In a petition that has garnered over 23,000 signatures, the News Media Alliance, one of the most outspoken supporters of the bill, explained this position, presenting it as a hardline position against the reach of big tech power and influence.

“Today, many local newspapers are struggling to stay in business. Big Tech platforms, such as Facebook and Google, control how we access trustworthy news online and how journalism is displayed, prioritized, and monetized. They capture the vast majority of all digital advertising dollars because of their outsized ability to collect consumer data.

“Local newspaper revenues have gone down and as a result, thousands of journalists have been laid off, ‘news deserts’ are emerging across the country, and dangerous misinformation that threatens the fabric of our democracy continues to flourish.”

‘Misinformation’ and ‘Extremism’

But opponents of the bill have raised alarm bells, warning that in practice the policy will only serve to benefit established legacy and mainstream outlets, to the exclusion of anti-establishment, independent publications.

Specifically, opponents point to a section of an updated draft of the JCPA that could effectively permit legacy media cartels to demand that tech platforms censor or outright refuse to permit newer, less-established media outlets from publishing on the platform.

Under the text of the bill, media cartels’ negotiations with tech platforms must go beyond mere monetary concessions.

In practice, critics fear, this could allow legacy media outlets to demand that smaller outlets peddling so-called “misinformation” or “fake news”—which many on the right see as a thinly-veiled catch-all term intended to denounce and delegitimize conservative outlets—be barred from publishing content on tech platforms.

Technically, the bill ensures that this will not happen.

Under the terms of the bill, coalitions of media outlets banding together to collectively bargain cannot exclude outlets from the cartel on grounds “[related] to the size of an eligible digital journalism provider or the views expressed by its content.” In other words, the cartels cannot exclude members from the negotiating table because they are considered too small or because their expressed beliefs go outside of the political mainstream.

But critics say that the grounds which are permissible to exclude an outlet—including an outlet’s “trustworthiness,” “extremism,” “misinformation,” “hate speech,” “conspiracy,” “expertise,” “authoritativeness,” and others—could allow media cartels to bar newer or anti-establishment outlets from negotiations, given the relatively subjective nature of such criteria.

Republican Criticism

Among the critics of the bill is House Minority Leader Kevin McCarthy (R-Calif.), who has encouraged Republicans to oppose the legislation and has called the bill “the antithesis of conservatism.”

“Attempts by big media and Democrats in Congress to collude and monopolize economic models poses a tremendous threat to free speech and a free press,” McCarthy told Breitbart News.

“Never before has the opportunity been as open for startup news outlets as it is today,” he continued. “Americans now have more choices to get information and make decisions for their communities and elected leaders.
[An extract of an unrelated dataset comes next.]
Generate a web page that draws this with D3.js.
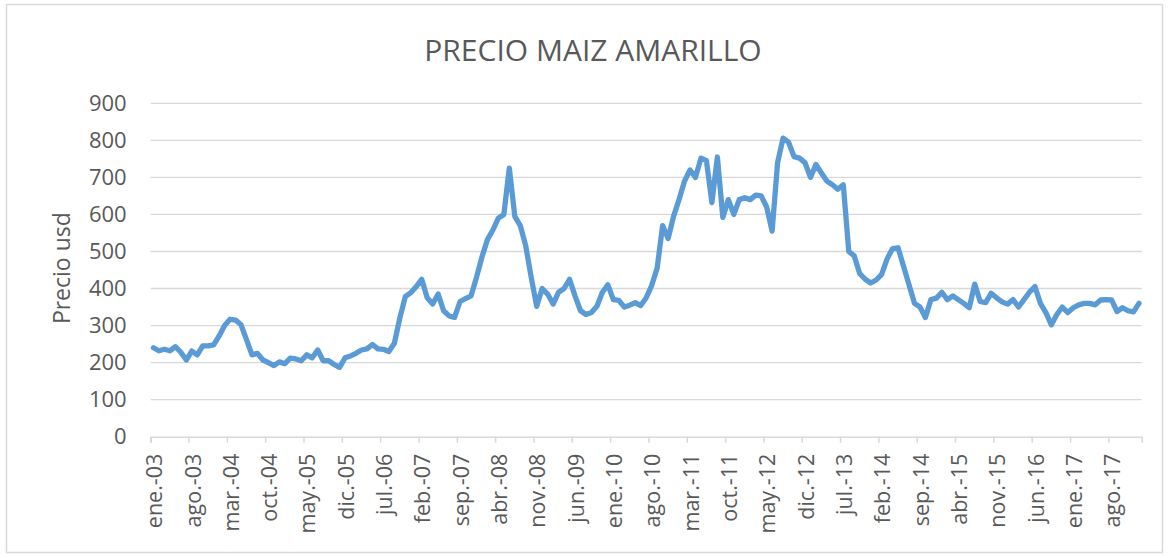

That makes Democracy stronger and creates a whole new class of entrepreneurs that will also drive job growth. As we have seen in other industries, disrupters make legacy players uneasy and those legacy players are often willing to do whatever it takes to hold onto their market share and power.

“This is the antithesis of conservatism and House conservatives will fight for an open and free market—especially one that advances free speech and a free press,” he concluded.

The bill, which was first put forward by Democrats in both chambers in the spring of 2021, is set for markup in the Senate Judiciary Subcommittee on Competition Policy, Antitrust, and Consumer Rights on Sept. 7.

Sen. Amy Klobuchar (D-Minn.), who chairs the subcommittee, has expressed her support for the legislation in the past, and it seems likely that Democrats will support the bill, advancing it to a possible floor vote in the Senate. It is unclear whether the bill, if advanced, will be able to garner enough GOP support to overcome the 60-vote filibuster threshold.